Art Schools Push AI Training as Students Push Back
Creative institutions including CalArts, the Massachusetts College of Art and Design, and the Royal College of Art now encourage students to learn generative AI tools, even as many students and faculty oppose the technology. The shift reflects a broader tension: schools want graduates who can compete in industries where AI is becoming standard, but many creative professionals view the tools as threats to their livelihoods.
At CalArts, the curriculum now includes critical engagement with AI across disciplines. The school aims to help students "play an active role in shaping future technologies instead of simply reacting to them," according to CalArts communications. The approach includes learning technical limitations, copyright concerns, and ethical implications alongside hands-on tool training.

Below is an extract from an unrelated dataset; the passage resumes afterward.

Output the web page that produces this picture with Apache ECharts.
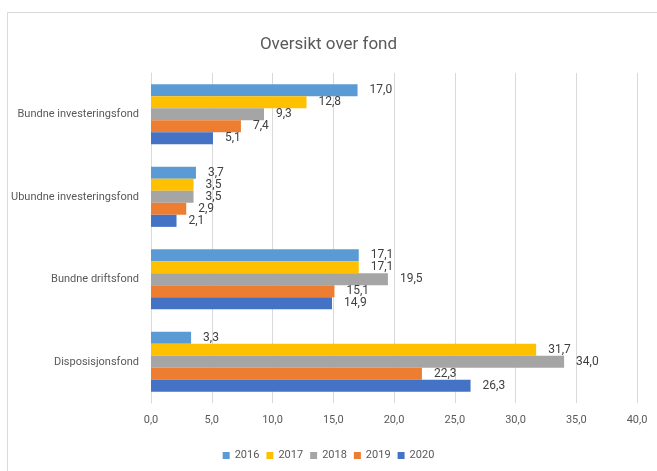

Not all students are accepting this direction. A 2023 survey by Ringling College of Art and Design found that 70 percent of students felt "somewhat" or "extremely" negative toward AI. At CalArts, students altered posters requesting AI artist assistance with anti-AI messages. A film student at the University of Alaska Fairbanks destroyed another student's AI-generated display piece by eating it in protest.
The core concern is straightforward: generative AI can now produce images, music, video, and animations that previously required skilled professionals. Text-to-image models like Midjourney and Google's Nano Banana generate images from text descriptions. Music generators like Suno and Udio create songs that mimic popular artists. Video models are spooking animators and VFX artists. The technology improves monthly.
Schools are caught between two pressures. Employers increasingly expect graduates to understand AI tools. At the same time, the models were often trained on copyrighted work without artist permission, and widespread AI adoption could reduce job opportunities in creative fields. Students paying tuition to learn skilled crafts worry they're being groomed to become prompt engineers instead.
Some educators are positioning AI as a complement to human creativity rather than a replacement. At York College of Pennsylvania, assistant professor Ry Fryar teaches students to use AI for ideation and concept visualization during planning stages, not for final work. "The focus is on creativity itself, because without that, the results are common, therefore dull and fundamentally inexpert," Fryar said.
Arizona State University is taking a different approach. The school will offer a course called "The Agentic Self" led by musician will.i.am in Spring 2026, teaching students to build their own AI systems that serve as "a digital extension of their creative identity, curiosity, and goals." ASU President Michael Crow framed the partnership as preparation for "the powerful shift in jobs toward AI."
CalArts also established the Chanel Center for Artists and Technology, which lists artificial intelligence and machine learning as key focus areas. The school is partnering with organizations like Adobe and Google to give students access to current tools and direct contact with the companies developing them.
The Pratt Institute's approach acknowledges the tension directly. The school recognizes that many AI tools "mine and share/sell user data, are trained on biased datasets, and have significant impacts on the environment." At the same time, Pratt notes that "fluency with AI tools is a growing competency sought by employers."
Schools defending their AI curriculum argue they have a responsibility to help students engage with and critique these tools directly. "This is the best way to equip creative communities with the skills and knowledge to influence how these tools evolve or and how they are used in creative work," CalArts said. The message is consistent across institutions: learn these tools now, or risk irrelevance later.
Whether that argument convinces skeptical students remains uncertain. Creative professionals in the industry are expressing similar doubts, and the gap between institutional strategy and student sentiment shows no sign of closing.
For educators designing curriculum around these tools, the challenge is teaching students to work with AI while preserving the core skills that make human creativity valuable. That balance will likely define creative education for the next several years.